実際に起きたエンフィールドのポルターガイスト事件

ロンドン北部のエンフィールドで1977年8月から1979年9月にわたって実際に続いた事件。この期間に1500件にも及ぶ異常現象が発生している。事件は多くの調査員が訪れ、ウォーレン夫妻もその中の1組であった。調査員の中には興味本位で訪れる者もいたため、調査の真偽を確かめるためにジャネットが自ら自作自演をしたこともある。しかしその回数は片手で数えられるほどであり、ほとんどがジャネットではないものによって引き起こされた現象であった。長く続いたこの事件であるが、明確な解決には至っていない。

ロレイン家に点在しているヴァラクの名前

ビルを操っていた悪魔のヴァラク。ヴァラクの名前を呼ぶことが悪魔祓いの鍵であるが、その名前が作中で数回映し出されている。場所はウォーレン夫妻の家の中の3ヶ所にあり、1つ目は木製の飾りで名前が表されており、ハート型の飾りに描かれている「LOVE」の「V」のみが赤文字で強調され、その横に「ALAK」の木の飾りが並んで取り付けられている。2つ目はキッチンの窓に沿って並べて飾られている色とりどりな文字の飾り。3つ目はロレインとジュディが過ごしていた本棚のある部屋。本棚に木製の文字の置物が「V」「A」「L」「A」「K」の5つ配置されている。
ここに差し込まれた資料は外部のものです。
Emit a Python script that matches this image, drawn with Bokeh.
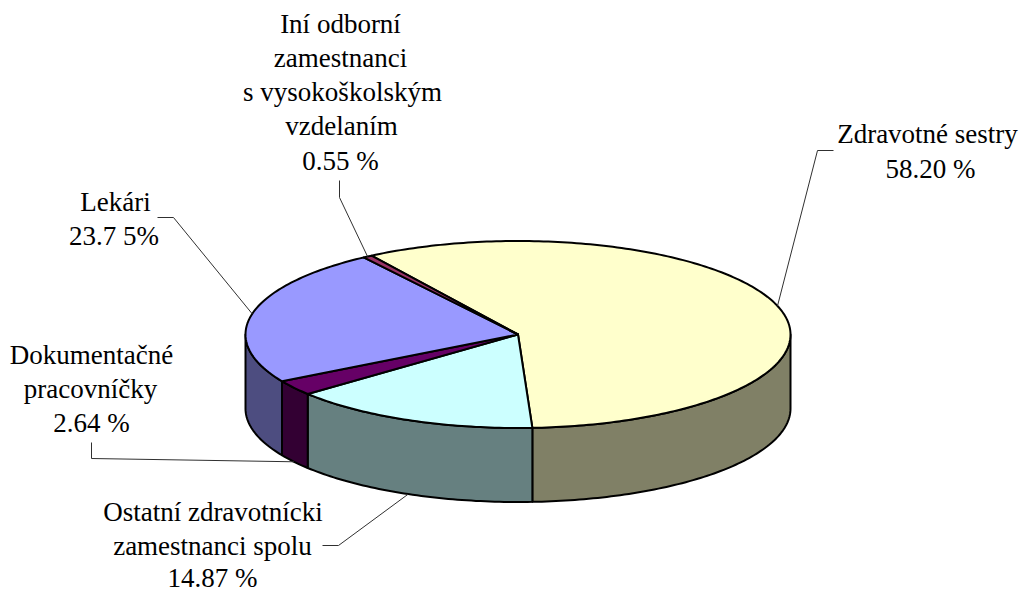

ジェームズ・ワンが『ワイルド・スピード ICE BREAK』のオファーを断って挑んだ『死霊館 エンフィールド事件』の製作

ワンは『ワイルド・スピード ICE BREAK』(2017年)の監督を、人生が変わるほどの多額の報酬でオファーされた。しかし、彼は2016年公開の本作の撮影をするため、そのオファーを断ったという。そのため『ワイルド・スピード ICE BREAK』の監督はF・ゲイリー・グレイが務めることとなった。その後、ワンが「ワイルド・スピードシリーズ」の監督を務めたのはシリーズ7作目の『ワイルド・スピード SKY MISSION』(2015年)である。

『死霊館 エンフィールド事件』の主題歌・挿入歌

ED(エンディング):ジョゼフ・ビシャーラ「Soaring phenomena」

『The Conjuring 2』(2016年)に収録されている楽曲。『死霊館』、『アナベル 死霊館の人形』(2014年)に続き、本作でもジョゼフ・ビシャーラが音楽の担当をしている。本編の終了後、実際に録音された取材の音声が流れる。そこには質問をするエドや答えるジャネットの声に混ざり霊の声も録音されていた。映像には当時の写真と映画の写真が並んで映し出されていく。その背後で流れていたのが「Soaring phenomena」である。残されている当時の証拠や写真と音楽が合わさることで、非常に不吉な恐怖を駆り立てられるエンディングの出だしとなっている。